- _OBJECTIVE_:
Copy exactly the lines from the beginning of the data down to and including the line holding "width=36pt, minimum height=28pt]", without any pictures.
>> begin SUPPLIED DATA
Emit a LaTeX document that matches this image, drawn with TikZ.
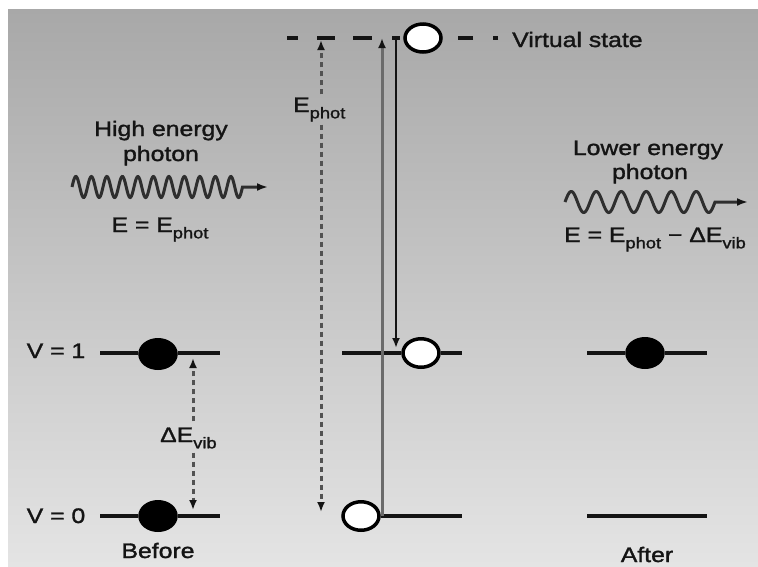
\documentclass[tikz,border=0pt]{standalone}
\usepackage{fontspec}
\setmainfont{Liberation Sans}[FakeStretch=1.18]
\newfontfamily\lblfont{Liberation Sans}[FakeStretch=1.18, FakeBold=1.5]
\usetikzlibrary{shapes.geometric,arrows.meta}
\definecolor{bgtop}{RGB}{168,168,168}
\definecolor{bgbot}{RGB}{228,228,228}
\newcommand\lsub[1]{\raisebox{-0.3em}{\fontsize{15.5}{15}\selectfont #1}}
\begin{document}
\begin{tikzpicture}[x=1pt,y=-1pt,
  lvl/.style={line width=3.5pt, draw=black!92},
  dot/.style={ellipse, draw=black, fill=black, line width=3.5pt, minimum width=36pt, minimum height=28.5pt, inner sep=0pt},
  hole/.style={dot, fill=white},
  lbl/.style={font=\lblfont\fontsize{21}{25}\selectfont, text=black!92, inner sep=0pt},
  tip/.style={-{Latex[length=10pt,width=8pt,color=black!92]}},
  dsh/.style={line width=3pt, draw=black!68, dash pattern=on 5pt off 4pt, tip},
  wave/.style={line width=3pt, draw=black!82, -{Latex[length=11pt,width=8pt,color=black!92]}},
  vline/.style={line width=3.5pt, draw=black!92}
]
% background
\fill[white] (0,0) rectangle (758,566);
\shade[top color=bgtop, bottom color=bgbot] (8,9) rectangle (758,566);
\useasboundingbox (0,0) rectangle (758,566);

% circles
\node[dot] (b1) at (158,354) {};
\node[dot] (b0) at (158,516) {};
\node[hole] (m1) at (421,353) {};
\node[hole] (m0) at (361,516) {};
\node[dot] (a1) at (645,353) {};
\node[hole, minimum width=36pt, minimum height=28pt] (vs) at (423,38) {};

% level end points
\coordinate (b1L) at (100,353); \coordinate (b1R) at (220,353);
\coordinate (b0L) at (100,516); \coordinate (b0R) at (220,516);
\coordinate (m1L) at (342,353); \coordinate (m1R) at (462,353);
\coordinate (m0R) at (462,516);
\coordinate (a1L) at (587,353); \coordinate (a1R) at (707,353);
\coordinate (a0L) at (587,516); \coordinate (a0R) at (707,516);
\coordinate (vsL) at (287,38); \coordinate (vsR) at (498,38);

% levels
\draw[lvl] (b1L) -- (b1.west |- b1L) (b1.east |- b1R) -- (b1R);
\draw[lvl] (b0L) -- (b0.west) (b0.east) -- (b0R);
\draw[lvl] (m1L) -- (m1.west) (m1.east) -- (m1R);
\draw[lvl] (m0.east) -- (m0R);
\draw[lvl] (a1L) -- (a1.west) (a1.east) -- (a1R);
\draw[lvl] (a0L) -- (a0R);

% virtual state dashed level
\draw[vline, dash pattern=on 11pt off 19pt on 18pt off 18pt on 19pt off 20pt on 8pt off 10pt] (vsL) -- (vs.west);
\draw[vline, dash pattern=on 5pt off 20pt on 15pt off 30pt] (vsR) -- (vs.east);

% transitions
\coordinate (upBot) at (382,516); \coordinate (upTop) at (382,38);
\draw[line width=3pt, draw=black!58, tip] (upBot) -- (upTop);
\coordinate (dnTop) at (396,38); \coordinate (dnBot) at (396,348);
\draw[line width=2.5pt, draw=black!92, tip] (dnTop) -- (dnBot);

% E_phot
\node[lbl, anchor=base west] (ephot) at (293,112) {E\lsub{phot}};
\coordinate (eTop) at (321,40); \coordinate (eBot) at (321,512);
\draw[dsh, shorten <=3pt] (ephot.north -| eTop) -- (eTop);
\draw[dsh, shorten <=3pt] (ephot.south -| eTop) -- (eBot);

% Delta E_vib
\node[lbl, anchor=base west] (dvib) at (160,442) {ΔE\lsub{vib}};
\coordinate (dvTop) at (193,358); \coordinate (dvBot) at (193,510);
\draw[dsh, shorten <=6pt] (dvib.north -| dvTop) -- (dvTop);
\draw[dsh, shorten <=4pt] (dvib.south -| dvBot) -- (dvBot);

% labels
\node[lbl, anchor=base west] (vst) at (512,47) {Virtual state};
\node[lbl, anchor=base] (v1) at (56,358) {V = 1};
\node[lbl, anchor=base] (v0) at (56,523) {V = 0};
\node[lbl, anchor=base] (bef) at (158,558) {Before};
\node[lbl, anchor=base] (aft) at (647,562) {After};

\node[lbl, anchor=base] (he) at (161,136) {High energy};
\node[lbl, anchor=base] (hp) at (161,161) {photon};
\node[lbl, anchor=base] (heq) at (160,232) {E = E\lsub{phot}};
\node[lbl, anchor=base] (le) at (648,155) {Lower energy};
\node[lbl, anchor=base] (lp) at (650,179) {photon};
\node[lbl, anchor=base] (leq) at (655,242) {E = E\lsub{phot} − ΔE\lsub{vib}};

% photons
\draw[wave] plot[domain=0:170.5, samples=300] ({72+\x}, {187-10.5*sin((\x/15.5)*360)}) -- (268,187);
\draw[wave] plot[domain=0:150, samples=300] ({565+\x}, {202-10.5*sin((\x/25)*360)}) -- (748,202);
\end{tikzpicture}
\end{document}
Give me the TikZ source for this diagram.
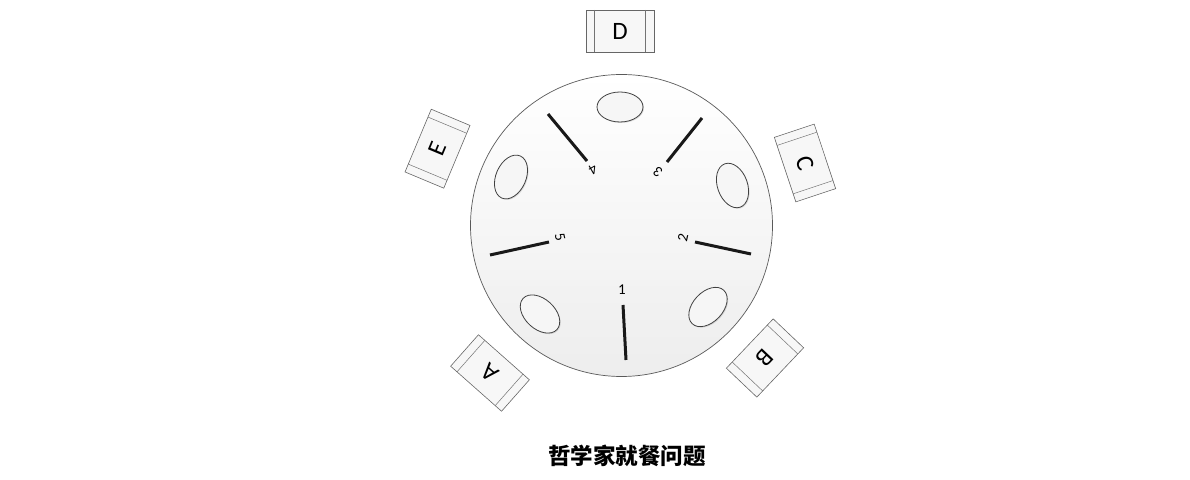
\documentclass[tikz,border=0pt]{standalone}
\usepackage{fontspec}
\setmainfont{Carlito}
\newfontfamily\cjkfont{Noto Sans CJK SC}
\usetikzlibrary{calc,shapes.geometric,shadows}
\tikzset{
 chair/.style={draw=black!60, line width=0.6pt, fill=gray!6, minimum width=68pt, minimum height=42pt, inner sep=0pt, outer sep=0pt, font=\fontsize{25}{25}\selectfont},
 plate/.style={ellipse, draw=black!75, line width=0.8pt, fill=gray!7, minimum width=46pt, minimum height=30pt, inner sep=0pt, drop shadow={shadow xshift=1pt, shadow yshift=-1pt, opacity=0.25}},
 tablecircle/.style={circle, draw=black!65, line width=0.7pt, top color=white, bottom color=gray!14, minimum size=302pt, inner sep=0pt},
 chopstick/.style={line width=3pt, draw=black!90},
 stickno/.style={font=\fontsize{15}{15}\selectfont, inner sep=0pt},
 titletext/.style={font=\cjkfont\bfseries\fontsize{22.5}{22.5}\selectfont, inner sep=0pt},
 stripline/.style={draw=black!55, line width=0.5pt}
}
\newcommand\chairstrips[1]{%
 \draw[stripline] ($(#1.north west)!0.125!(#1.north east)$) -- ($(#1.south west)!0.125!(#1.south east)$);
 \draw[stripline] ($(#1.north west)!0.875!(#1.north east)$) -- ($(#1.south west)!0.875!(#1.south east)$);}
\begin{document}
\begin{tikzpicture}[x=1pt,y=1pt]
\useasboundingbox (0,0) rectangle (1190,479);
% table
\node[tablecircle] (tbl) at (621.5,253.5) {};
% plates
\node[plate] (pD) at (620,372) {};
\node[plate, rotate=-70.5] (pC) at (732.5,293.5) {};
\node[plate, rotate=-133.3] (pB) at (708,172) {};
\node[plate, rotate=137.4] (pA) at (540,165) {};
\node[plate, rotate=66.3] (pE) at (511,302) {};
% chopsticks
\coordinate (c1a) at (623,174); \coordinate (c1b) at (626,119);
\coordinate (c2a) at (695,237); \coordinate (c2b) at (751,225);
\coordinate (c3a) at (667,317); \coordinate (c3b) at (702,361);
\coordinate (c4a) at (587,318); \coordinate (c4b) at (548,365);
\coordinate (c5a) at (549,237); \coordinate (c5b) at (490,224);
\draw[chopstick] (c1a) -- (c1b);
\draw[chopstick] (c2a) -- (c2b);
\draw[chopstick] (c3a) -- (c3b);
\draw[chopstick] (c4a) -- (c4b);
\draw[chopstick] (c5a) -- (c5b);
\node[stickno] (n1) at (622,189) {1};
\node[stickno, rotate=77.5] (n2) at (683,241) {2};
\node[stickno, rotate=144] (n3) at (658,307) {3};
\node[stickno, rotate=210] (n4) at (593,309) {4};
\node[stickno, rotate=-77.4] (n5) at (560,242) {5};
% chairs
\node[chair] (D) at (620,448) {D};
\node[chair, rotate=-71.6] (C) at (805,316) {C};
\node[chair, rotate=-133.5] (B) at (765,121) {B};
\node[chair, rotate=138.5] (A) at (490,106) {A};
\node[chair, rotate=67.3] (E) at (437.5,330.3) {E};
\chairstrips{D}
\chairstrips{C}
\chairstrips{B}
\chairstrips{A}
\chairstrips{E}
% title
\node[titletext] (ttl) at (627,23) {哲学家就餐问题};
\end{tikzpicture}
\end{document}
>> end SUPPLIED DATA
- _SOLUTION FOR THIS EXERCISE_:
Emit a LaTeX document that matches this image, drawn with TikZ.
\documentclass[tikz,border=0pt]{standalone}
\usepackage{fontspec}
\setmainfont{Liberation Sans}[FakeStretch=1.18]
\newfontfamily\lblfont{Liberation Sans}[FakeStretch=1.18, FakeBold=1.5]
\usetikzlibrary{shapes.geometric,arrows.meta}
\definecolor{bgtop}{RGB}{168,168,168}
\definecolor{bgbot}{RGB}{228,228,228}
\newcommand\lsub[1]{\raisebox{-0.3em}{\fontsize{15.5}{15}\selectfont #1}}
\begin{document}
\begin{tikzpicture}[x=1pt,y=-1pt,
  lvl/.style={line width=3.5pt, draw=black!92},
  dot/.style={ellipse, draw=black, fill=black, line width=3.5pt, minimum width=36pt, minimum height=28.5pt, inner sep=0pt},
  hole/.style={dot, fill=white},
  lbl/.style={font=\lblfont\fontsize{21}{25}\selectfont, text=black!92, inner sep=0pt},
  tip/.style={-{Latex[length=10pt,width=8pt,color=black!92]}},
  dsh/.style={line width=3pt, draw=black!68, dash pattern=on 5pt off 4pt, tip},
  wave/.style={line width=3pt, draw=black!82, -{Latex[length=11pt,width=8pt,color=black!92]}},
  vline/.style={line width=3.5pt, draw=black!92}
]
% background
\fill[white] (0,0) rectangle (758,566);
\shade[top color=bgtop, bottom color=bgbot] (8,9) rectangle (758,566);
\useasboundingbox (0,0) rectangle (758,566);

% circles
\node[dot] (b1) at (158,354) {};
\node[dot] (b0) at (158,516) {};
\node[hole] (m1) at (421,353) {};
\node[hole] (m0) at (361,516) {};
\node[dot] (a1) at (645,353) {};
\node[hole, minimum width=36pt, minimum height=28pt] (vs) at (423,38) {};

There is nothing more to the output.